**DATA:**

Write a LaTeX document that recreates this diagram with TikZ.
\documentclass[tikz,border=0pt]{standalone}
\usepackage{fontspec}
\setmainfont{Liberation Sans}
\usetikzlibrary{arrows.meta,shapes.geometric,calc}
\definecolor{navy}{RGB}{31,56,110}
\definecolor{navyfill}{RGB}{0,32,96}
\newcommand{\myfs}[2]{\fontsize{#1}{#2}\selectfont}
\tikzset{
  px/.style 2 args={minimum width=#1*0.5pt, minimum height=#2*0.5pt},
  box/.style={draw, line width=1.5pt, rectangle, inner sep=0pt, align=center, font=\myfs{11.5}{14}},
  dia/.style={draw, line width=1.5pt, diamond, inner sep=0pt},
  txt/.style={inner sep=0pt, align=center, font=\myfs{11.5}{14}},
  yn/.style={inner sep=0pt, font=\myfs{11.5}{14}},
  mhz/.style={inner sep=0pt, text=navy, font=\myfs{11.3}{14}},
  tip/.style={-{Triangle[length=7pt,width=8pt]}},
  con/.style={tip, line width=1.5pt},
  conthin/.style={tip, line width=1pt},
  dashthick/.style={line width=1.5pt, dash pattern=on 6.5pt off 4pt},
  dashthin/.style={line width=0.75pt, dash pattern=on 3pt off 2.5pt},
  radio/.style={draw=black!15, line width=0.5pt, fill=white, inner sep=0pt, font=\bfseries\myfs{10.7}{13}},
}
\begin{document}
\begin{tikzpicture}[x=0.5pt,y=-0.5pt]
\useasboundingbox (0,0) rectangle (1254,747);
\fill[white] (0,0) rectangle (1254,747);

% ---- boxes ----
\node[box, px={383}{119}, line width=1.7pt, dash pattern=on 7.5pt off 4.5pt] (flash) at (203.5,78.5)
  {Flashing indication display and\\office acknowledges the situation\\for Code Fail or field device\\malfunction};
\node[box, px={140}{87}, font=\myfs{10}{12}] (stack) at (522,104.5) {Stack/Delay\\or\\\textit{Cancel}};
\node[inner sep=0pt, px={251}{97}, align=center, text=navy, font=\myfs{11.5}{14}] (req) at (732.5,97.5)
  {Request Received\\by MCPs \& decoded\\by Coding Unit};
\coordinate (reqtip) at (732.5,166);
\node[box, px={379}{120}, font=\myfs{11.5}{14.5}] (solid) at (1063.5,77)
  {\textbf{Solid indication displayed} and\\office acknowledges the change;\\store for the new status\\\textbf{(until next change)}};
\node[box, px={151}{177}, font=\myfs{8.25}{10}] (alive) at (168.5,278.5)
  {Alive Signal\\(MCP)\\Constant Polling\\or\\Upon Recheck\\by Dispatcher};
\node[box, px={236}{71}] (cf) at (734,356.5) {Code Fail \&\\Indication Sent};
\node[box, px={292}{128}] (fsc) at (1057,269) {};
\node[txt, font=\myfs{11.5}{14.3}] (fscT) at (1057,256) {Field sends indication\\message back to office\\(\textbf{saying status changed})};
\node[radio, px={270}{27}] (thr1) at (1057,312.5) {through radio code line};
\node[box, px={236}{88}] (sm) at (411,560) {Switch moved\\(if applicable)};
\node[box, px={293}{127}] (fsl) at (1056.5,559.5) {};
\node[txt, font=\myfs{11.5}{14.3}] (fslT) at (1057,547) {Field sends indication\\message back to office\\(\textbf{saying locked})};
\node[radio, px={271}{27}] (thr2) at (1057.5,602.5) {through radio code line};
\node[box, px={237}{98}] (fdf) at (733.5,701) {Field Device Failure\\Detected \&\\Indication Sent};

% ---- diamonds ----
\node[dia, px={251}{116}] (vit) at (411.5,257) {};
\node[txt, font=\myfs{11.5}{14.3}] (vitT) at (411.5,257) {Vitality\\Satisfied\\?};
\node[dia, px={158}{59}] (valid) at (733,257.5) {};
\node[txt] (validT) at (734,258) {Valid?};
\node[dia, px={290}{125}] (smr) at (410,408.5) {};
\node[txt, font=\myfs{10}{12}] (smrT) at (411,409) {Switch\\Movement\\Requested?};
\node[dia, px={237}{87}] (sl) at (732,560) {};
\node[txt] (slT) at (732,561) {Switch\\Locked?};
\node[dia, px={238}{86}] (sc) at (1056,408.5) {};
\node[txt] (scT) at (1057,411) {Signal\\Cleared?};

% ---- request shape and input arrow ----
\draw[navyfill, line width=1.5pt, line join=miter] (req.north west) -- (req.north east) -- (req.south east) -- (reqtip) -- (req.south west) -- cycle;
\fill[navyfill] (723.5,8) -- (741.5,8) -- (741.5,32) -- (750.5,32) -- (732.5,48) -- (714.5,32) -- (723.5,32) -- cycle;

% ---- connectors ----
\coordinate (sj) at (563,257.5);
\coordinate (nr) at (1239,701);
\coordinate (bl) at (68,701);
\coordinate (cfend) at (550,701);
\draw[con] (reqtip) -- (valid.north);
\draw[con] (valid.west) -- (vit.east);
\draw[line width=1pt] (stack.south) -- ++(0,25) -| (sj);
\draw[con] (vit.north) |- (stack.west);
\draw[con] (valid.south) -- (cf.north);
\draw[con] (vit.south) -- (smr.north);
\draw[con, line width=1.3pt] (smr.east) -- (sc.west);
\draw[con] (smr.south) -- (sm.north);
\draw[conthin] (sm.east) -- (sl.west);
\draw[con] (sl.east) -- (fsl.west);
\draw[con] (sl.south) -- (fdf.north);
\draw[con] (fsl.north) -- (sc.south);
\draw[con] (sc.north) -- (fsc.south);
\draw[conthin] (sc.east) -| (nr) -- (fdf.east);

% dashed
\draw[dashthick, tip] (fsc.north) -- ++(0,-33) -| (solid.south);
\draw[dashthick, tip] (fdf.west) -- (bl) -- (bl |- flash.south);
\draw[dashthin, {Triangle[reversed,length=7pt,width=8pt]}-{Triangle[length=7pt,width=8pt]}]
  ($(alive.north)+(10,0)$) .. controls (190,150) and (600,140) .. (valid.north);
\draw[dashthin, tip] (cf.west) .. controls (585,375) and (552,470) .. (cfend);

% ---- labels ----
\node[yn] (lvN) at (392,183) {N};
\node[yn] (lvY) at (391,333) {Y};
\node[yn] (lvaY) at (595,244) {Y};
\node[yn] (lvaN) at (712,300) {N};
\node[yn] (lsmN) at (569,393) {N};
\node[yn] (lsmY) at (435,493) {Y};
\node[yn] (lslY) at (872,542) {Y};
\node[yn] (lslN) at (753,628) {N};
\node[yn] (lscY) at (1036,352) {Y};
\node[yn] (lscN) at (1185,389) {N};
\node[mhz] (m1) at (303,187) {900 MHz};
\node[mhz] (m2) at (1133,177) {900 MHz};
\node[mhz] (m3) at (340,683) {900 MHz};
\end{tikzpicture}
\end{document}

**TASK DETAILS:**
Print again each line of the listing above, exactly as it appears.

**OUTPUT OF THE TASK:**
Write a LaTeX document that recreates this diagram with TikZ.
\documentclass[tikz,border=0pt]{standalone}
\usepackage{fontspec}
\setmainfont{Liberation Sans}
\usetikzlibrary{arrows.meta,shapes.geometric,calc}
\definecolor{navy}{RGB}{31,56,110}
\definecolor{navyfill}{RGB}{0,32,96}
\newcommand{\myfs}[2]{\fontsize{#1}{#2}\selectfont}
\tikzset{
  px/.style 2 args={minimum width=#1*0.5pt, minimum height=#2*0.5pt},
  box/.style={draw, line width=1.5pt, rectangle, inner sep=0pt, align=center, font=\myfs{11.5}{14}},
  dia/.style={draw, line width=1.5pt, diamond, inner sep=0pt},
  txt/.style={inner sep=0pt, align=center, font=\myfs{11.5}{14}},
  yn/.style={inner sep=0pt, font=\myfs{11.5}{14}},
  mhz/.style={inner sep=0pt, text=navy, font=\myfs{11.3}{14}},
  tip/.style={-{Triangle[length=7pt,width=8pt]}},
  con/.style={tip, line width=1.5pt},
  conthin/.style={tip, line width=1pt},
  dashthick/.style={line width=1.5pt, dash pattern=on 6.5pt off 4pt},
  dashthin/.style={line width=0.75pt, dash pattern=on 3pt off 2.5pt},
  radio/.style={draw=black!15, line width=0.5pt, fill=white, inner sep=0pt, font=\bfseries\myfs{10.7}{13}},
}
\begin{document}
\begin{tikzpicture}[x=0.5pt,y=-0.5pt]
\useasboundingbox (0,0) rectangle (1254,747);
\fill[white] (0,0) rectangle (1254,747);

% ---- boxes ----
\node[box, px={383}{119}, line width=1.7pt, dash pattern=on 7.5pt off 4.5pt] (flash) at (203.5,78.5)
  {Flashing indication display and\\office acknowledges the situation\\for Code Fail or field device\\malfunction};
\node[box, px={140}{87}, font=\myfs{10}{12}] (stack) at (522,104.5) {Stack/Delay\\or\\\textit{Cancel}};
\node[inner sep=0pt, px={251}{97}, align=center, text=navy, font=\myfs{11.5}{14}] (req) at (732.5,97.5)
  {Request Received\\by MCPs \& decoded\\by Coding Unit};
\coordinate (reqtip) at (732.5,166);
\node[box, px={379}{120}, font=\myfs{11.5}{14.5}] (solid) at (1063.5,77)
  {\textbf{Solid indication displayed} and\\office acknowledges the change;\\store for the new status\\\textbf{(until next change)}};
\node[box, px={151}{177}, font=\myfs{8.25}{10}] (alive) at (168.5,278.5)
  {Alive Signal\\(MCP)\\Constant Polling\\or\\Upon Recheck\\by Dispatcher};
\node[box, px={236}{71}] (cf) at (734,356.5) {Code Fail \&\\Indication Sent};
\node[box, px={292}{128}] (fsc) at (1057,269) {};
\node[txt, font=\myfs{11.5}{14.3}] (fscT) at (1057,256) {Field sends indication\\message back to office\\(\textbf{saying status changed})};
\node[radio, px={270}{27}] (thr1) at (1057,312.5) {through radio code line};
\node[box, px={236}{88}] (sm) at (411,560) {Switch moved\\(if applicable)};
\node[box, px={293}{127}] (fsl) at (1056.5,559.5) {};
\node[txt, font=\myfs{11.5}{14.3}] (fslT) at (1057,547) {Field sends indication\\message back to office\\(\textbf{saying locked})};
\node[radio, px={271}{27}] (thr2) at (1057.5,602.5) {through radio code line};
\node[box, px={237}{98}] (fdf) at (733.5,701) {Field Device Failure\\Detected \&\\Indication Sent};

% ---- diamonds ----
\node[dia, px={251}{116}] (vit) at (411.5,257) {};
\node[txt, font=\myfs{11.5}{14.3}] (vitT) at (411.5,257) {Vitality\\Satisfied\\?};
\node[dia, px={158}{59}] (valid) at (733,257.5) {};
\node[txt] (validT) at (734,258) {Valid?};
\node[dia, px={290}{125}] (smr) at (410,408.5) {};
\node[txt, font=\myfs{10}{12}] (smrT) at (411,409) {Switch\\Movement\\Requested?};
\node[dia, px={237}{87}] (sl) at (732,560) {};
\node[txt] (slT) at (732,561) {Switch\\Locked?};
\node[dia, px={238}{86}] (sc) at (1056,408.5) {};
\node[txt] (scT) at (1057,411) {Signal\\Cleared?};

% ---- request shape and input arrow ----
\draw[navyfill, line width=1.5pt, line join=miter] (req.north west) -- (req.north east) -- (req.south east) -- (reqtip) -- (req.south west) -- cycle;
\fill[navyfill] (723.5,8) -- (741.5,8) -- (741.5,32) -- (750.5,32) -- (732.5,48) -- (714.5,32) -- (723.5,32) -- cycle;

% ---- connectors ----
\coordinate (sj) at (563,257.5);
\coordinate (nr) at (1239,701);
\coordinate (bl) at (68,701);
\coordinate (cfend) at (550,701);
\draw[con] (reqtip) -- (valid.north);
\draw[con] (valid.west) -- (vit.east);
\draw[line width=1pt] (stack.south) -- ++(0,25) -| (sj);
\draw[con] (vit.north) |- (stack.west);
\draw[con] (valid.south) -- (cf.north);
\draw[con] (vit.south) -- (smr.north);
\draw[con, line width=1.3pt] (smr.east) -- (sc.west);
\draw[con] (smr.south) -- (sm.north);
\draw[conthin] (sm.east) -- (sl.west);
\draw[con] (sl.east) -- (fsl.west);
\draw[con] (sl.south) -- (fdf.north);
\draw[con] (fsl.north) -- (sc.south);
\draw[con] (sc.north) -- (fsc.south);
\draw[conthin] (sc.east) -| (nr) -- (fdf.east);

% dashed
\draw[dashthick, tip] (fsc.north) -- ++(0,-33) -| (solid.south);
\draw[dashthick, tip] (fdf.west) -- (bl) -- (bl |- flash.south);
\draw[dashthin, {Triangle[reversed,length=7pt,width=8pt]}-{Triangle[length=7pt,width=8pt]}]
  ($(alive.north)+(10,0)$) .. controls (190,150) and (600,140) .. (valid.north);
\draw[dashthin, tip] (cf.west) .. controls (585,375) and (552,470) .. (cfend);

% ---- labels ----
\node[yn] (lvN) at (392,183) {N};
\node[yn] (lvY) at (391,333) {Y};
\node[yn] (lvaY) at (595,244) {Y};
\node[yn] (lvaN) at (712,300) {N};
\node[yn] (lsmN) at (569,393) {N};
\node[yn] (lsmY) at (435,493) {Y};
\node[yn] (lslY) at (872,542) {Y};
\node[yn] (lslN) at (753,628) {N};
\node[yn] (lscY) at (1036,352) {Y};
\node[yn] (lscN) at (1185,389) {N};
\node[mhz] (m1) at (303,187) {900 MHz};
\node[mhz] (m2) at (1133,177) {900 MHz};
\node[mhz] (m3) at (340,683) {900 MHz};
\end{tikzpicture}
\end{document}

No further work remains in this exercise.